Forces allied to one of two rival governments vying for power in Libya conducted air strikes near the Tunisian border and vowed to shut the main land border crossing between the two countries, officials said yesterday.

Libya is caught in a conflict between two governments, one self-declared after a group called Libya Dawn took over Tripoli in August and the second led by internationally recognised Prime Minister Abdullah al-Thinni, who was forced out of the capital and now operates from eastern Libya.

There were different accounts of the air strikes yesterday, the latest in a series this week, part of turmoil gripping the oil-producing country three years after the ousting of Muammar Gaddafi.

Libyan National Army will control border with Tunisia today

Mohamed El Hejazi, a spokesman for the army in the east allied to al-Thinni, said his forces had bombed military targets near the Tunisian border crossing of Ras Jdir as well as south of Tripoli.

“The Libyan National Army will control the border with Tunisia today,” he said, referring to the name of al-Thinni’s forces.

But an official at the border crossing said a strike had hit a civilian building, one person had been killed and five were wounded. “There is no military target here,” he said.
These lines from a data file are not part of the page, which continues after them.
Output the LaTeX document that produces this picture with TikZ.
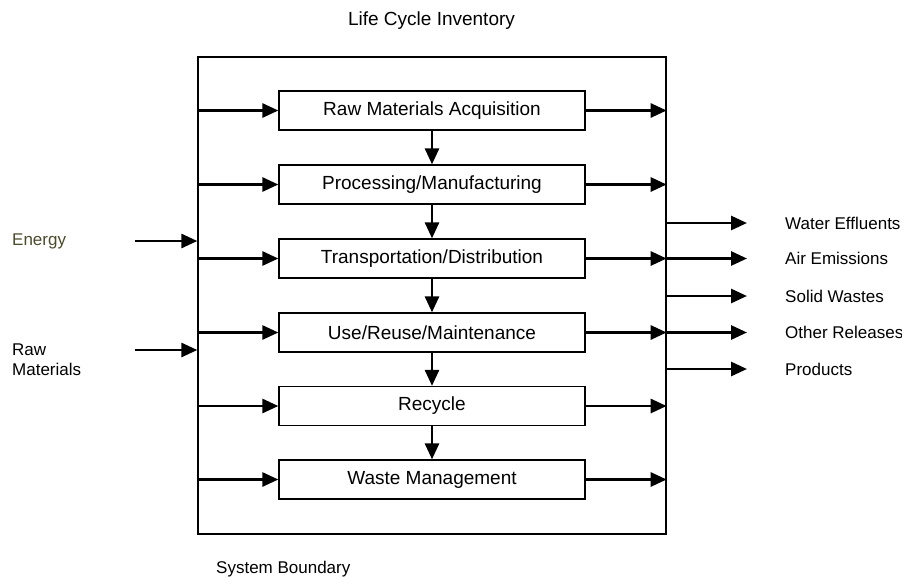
\documentclass[tikz,border=0pt]{standalone}
\usepackage{fontspec}
\setmainfont{Liberation Sans}
\usetikzlibrary{arrows.meta}
\definecolor{energytext}{RGB}{75,75,45}

\tikzset{
  stagebox/.style={draw,line width=1.3pt,minimum width=306pt,minimum height=39pt,
    inner sep=0pt,font=\fontsize{19}{22}\selectfont},
  flow/.style={line width=2.8pt,-{Triangle[length=16pt,width=14pt]}},
  sidetext/.style={anchor=west,inner sep=0pt,font=\fontsize{17}{20}\selectfont}
}

\begin{document}
\begin{tikzpicture}[x=1pt,y=-1pt]
\useasboundingbox (0,0) rectangle (902,579);
\node[draw,line width=1.3pt,minimum width=468pt,minimum height=477pt,inner sep=0pt] (boundary) at (432,295.5) {};
\node[font=\fontsize{19}{22}\selectfont] (title) at (431.5,21) {Life Cycle Inventory};
\node[sidetext] (sysb) at (216,569) {System Boundary};
\node[stagebox] (acq) at (432,110.5) {Raw Materials Acquisition};
\node[stagebox] (proc) at (432,184.5) {Processing/Manufacturing};
\node[stagebox] (trans) at (432,258.5) {Transportation/Distribution};
\node[stagebox] (use) at (432,332.5) {Use/Reuse/Maintenance};
\node[stagebox] (recy) at (432,406) {Recycle};
\node[stagebox] (waste) at (432,479.5) {Waste Management};
\draw[flow] (acq) -- (proc);
\draw[flow] (proc) -- (trans);
\draw[flow] (trans) -- (use);
\draw[flow] (use) -- (recy);
\draw[flow] (recy) -- (waste);
\draw[flow] (boundary.west |- acq.west) -- (acq.west);
\draw[flow] (boundary.west |- proc.west) -- (proc.west);
\draw[flow] (boundary.west |- trans.west) -- (trans.west);
\draw[flow] (boundary.west |- use.west) -- (use.west);
\draw[flow] (boundary.west |- recy.west) -- (recy.west);
\draw[flow] (boundary.west |- waste.west) -- (waste.west);
\draw[flow] (acq.east) -- (boundary.east |- acq.east);
\draw[flow] (proc.east) -- (boundary.east |- proc.east);
\draw[flow] (trans.east) -- (boundary.east |- trans.east);
\draw[flow] (use.east) -- (boundary.east |- use.east);
\draw[flow] (recy.east) -- (boundary.east |- recy.east);
\draw[flow] (waste.east) -- (boundary.east |- waste.east);
\node[sidetext,text=energytext] (energy) at (12,241) {Energy};
\node[sidetext,align=left] (rawmat) at (12,359.5) {Raw\\Materials};
\coordinate (energyin) at (135,241);
\coordinate (rawin) at (135,350);
\draw[flow] (energyin) -- (boundary.west |- energyin);
\draw[flow] (rawin) -- (boundary.west |- rawin);
\node[sidetext] (water) at (785,223) {Water Effluents};
\node[sidetext] (air) at (785,258.5) {Air Emissions};
\node[sidetext] (solid) at (785,296) {Solid Wastes};
\node[sidetext] (other) at (785,332.5) {Other Releases};
\node[sidetext] (prod) at (785,369) {Products};
\coordinate (waterend) at (747,223);
\coordinate (airend) at (747,258.5);
\coordinate (solidend) at (747,296);
\coordinate (otherend) at (747,332.5);
\coordinate (prodend) at (747,369);
\draw[flow] (boundary.east |- waterend) -- (waterend);
\draw[flow] (boundary.east |- airend) -- (airend);
\draw[flow] (boundary.east |- solidend) -- (solidend);
\draw[flow] (boundary.east |- otherend) -- (otherend);
\draw[flow] (boundary.east |- prodend) -- (prodend);
\end{tikzpicture}
\end{document}
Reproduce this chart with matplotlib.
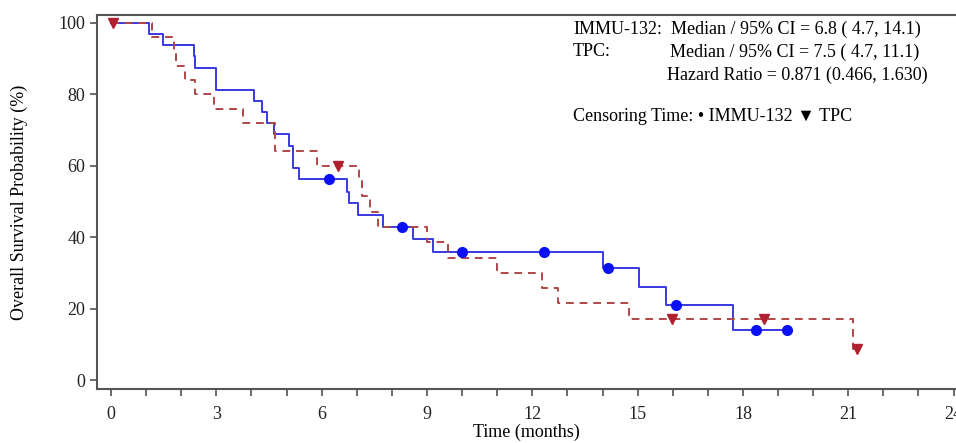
import numpy as np
import matplotlib
matplotlib.use("Agg")
import matplotlib.pyplot as plt

plt.rcParams['font.family'] = ['Liberation Serif', 'DejaVu Serif']

# IMMU-132 (step times in months, survival %)
immu_t = [0, 1.09, 1.47, 2.35, 2.40, 2.99, 4.08, 4.29, 4.43, 4.65, 5.08, 5.19, 5.36,
          6.71, 6.77, 7.03, 7.76, 8.60, 9.18, 14.01, 15.03, 15.80, 17.73]
immu_s = [100, 96.9, 93.75, 90.6, 87.5, 81.25, 78.1, 75.0, 71.9, 68.75, 65.6, 59.4, 56.25,
          52.7, 49.5, 46.2, 42.9, 39.4, 35.9, 31.4, 26.1, 20.9, 14.0]
immu_cens_t = [6.22, 8.28, 9.99, 12.32, 14.15, 16.09, 18.38, 19.25]
immu_cens_s = [56.25, 42.9, 35.9, 35.9, 31.4, 20.9, 14.0, 14.0]

# TPC
tpc_t = [0, 1.18, 1.78, 1.86, 2.11, 2.39, 2.92, 3.77, 4.67, 5.88, 7.07, 7.16, 7.38, 7.60,
         8.99, 9.59, 10.99, 12.27, 12.72, 14.76, 21.13]
tpc_s = [100, 96, 92, 88, 84, 80, 76, 72, 64, 60, 55.7, 51.4, 47.1, 42.9,
         38.6, 34.3, 30.0, 25.7, 21.5, 17.2, 8.6]
tpc_cens_t = [0.05, 6.46, 15.98, 18.6, 21.25]
tpc_cens_s = [100, 60, 17.2, 17.2, 8.6]

blue_line = '#3838e0'
blue_dot = '#0a10f5'
red_line = '#b04848'
red_mark = '#b0202e'

fig = plt.figure(figsize=(9.56, 4.43), dpi=100)
ax = fig.add_axes([97/956, 1 - 389/443, 1 - 97/956, (389 - 15)/443])

ax.step(immu_t + [immu_cens_t[-1]], immu_s + [immu_s[-1]], where='post',
        color=blue_line, lw=1.4)
ax.step(tpc_t + [tpc_cens_t[-1]], tpc_s + [tpc_s[-1]], where='post',
        color=red_line, lw=1.4, dashes=(4, 3))
ax.plot(immu_cens_t, immu_cens_s, 'o', color=blue_dot, ms=7, zorder=5)
ax.plot(tpc_cens_t, tpc_cens_s, 'v', color=red_mark, ms=7, zorder=5)

ax.set_xlim(-0.4, 24.07)
ax.set_ylim(-2.5, 102.2)
ax.set_xticks(np.arange(0, 25, 3))
ax.set_xticks(np.arange(0, 25, 1), minor=True)
ax.set_yticks(np.arange(0, 101, 20))
ax.tick_params(which='both', direction='out', length=5, width=1.1, color='#444444',
               labelsize=13, colors='#222222')
ax.tick_params(axis='x', which='both', pad=7)
for s in ax.spines.values():
    s.set_color('#555555')
    s.set_linewidth(1.5)
ax.spines['right'].set_visible(False)

ax.set_xlabel('Time (months)', fontsize=13, labelpad=1)
ax.set_ylabel('Overall Survival Probability (%)', fontsize=13, labelpad=22)

fs = 13
def px(x, y):
    return x / 956, 1 - y / 443

fig.text(*px(573, 33.5), 'IMMU-132:', fontsize=fs, va='baseline')
fig.text(*px(573, 56.5), 'TPC:', fontsize=fs, va='baseline')
fig.text(*px(671, 33.5), 'Median / 95% CI = 6.8 ( 4.7, 14.1)', fontsize=fs, va='baseline')
fig.text(*px(670, 56.5), 'Median / 95% CI = 7.5 ( 4.7, 11.1)', fontsize=fs, va='baseline')
fig.text(*px(667, 79.5), 'Hazard Ratio = 0.871 (0.466, 1.630)', fontsize=fs, va='baseline')
fig.text(*px(573, 121), 'Censoring Time: \u2022 IMMU-132 \u25BC TPC', fontsize=fs, va='baseline',
         family=['Liberation Serif', 'DejaVu Sans'])

fig.savefig('out.png', dpi=100)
The Ras Jdir crossing was working normally, he said.

Miftah Shinkara, head of the military council of the town of Gharyan, south of Tripoli, also said another air strike had hit a female student’s home.

“Warplanes attempted to bomb a military place but it seems they missed the target,” Shinkara said. A commander from Zintan in the western mountains allied to al-Thinni said the target had been a missiles battery. On Wednesday, al-Thinni’s government said his forces had begun a military offensive to take back Tripoli. His allies from Zintan, which got expelled by Libya Dawn from Tripoli in August, have their own air strip.

Libya has struggled to reach stability since a Nato-backed war ended Gaddafi’s one-man rule in 2011. Former rebel brigades who once fought side by side have now turned on each other, aligning themselves with rival political factions in a scramble for control.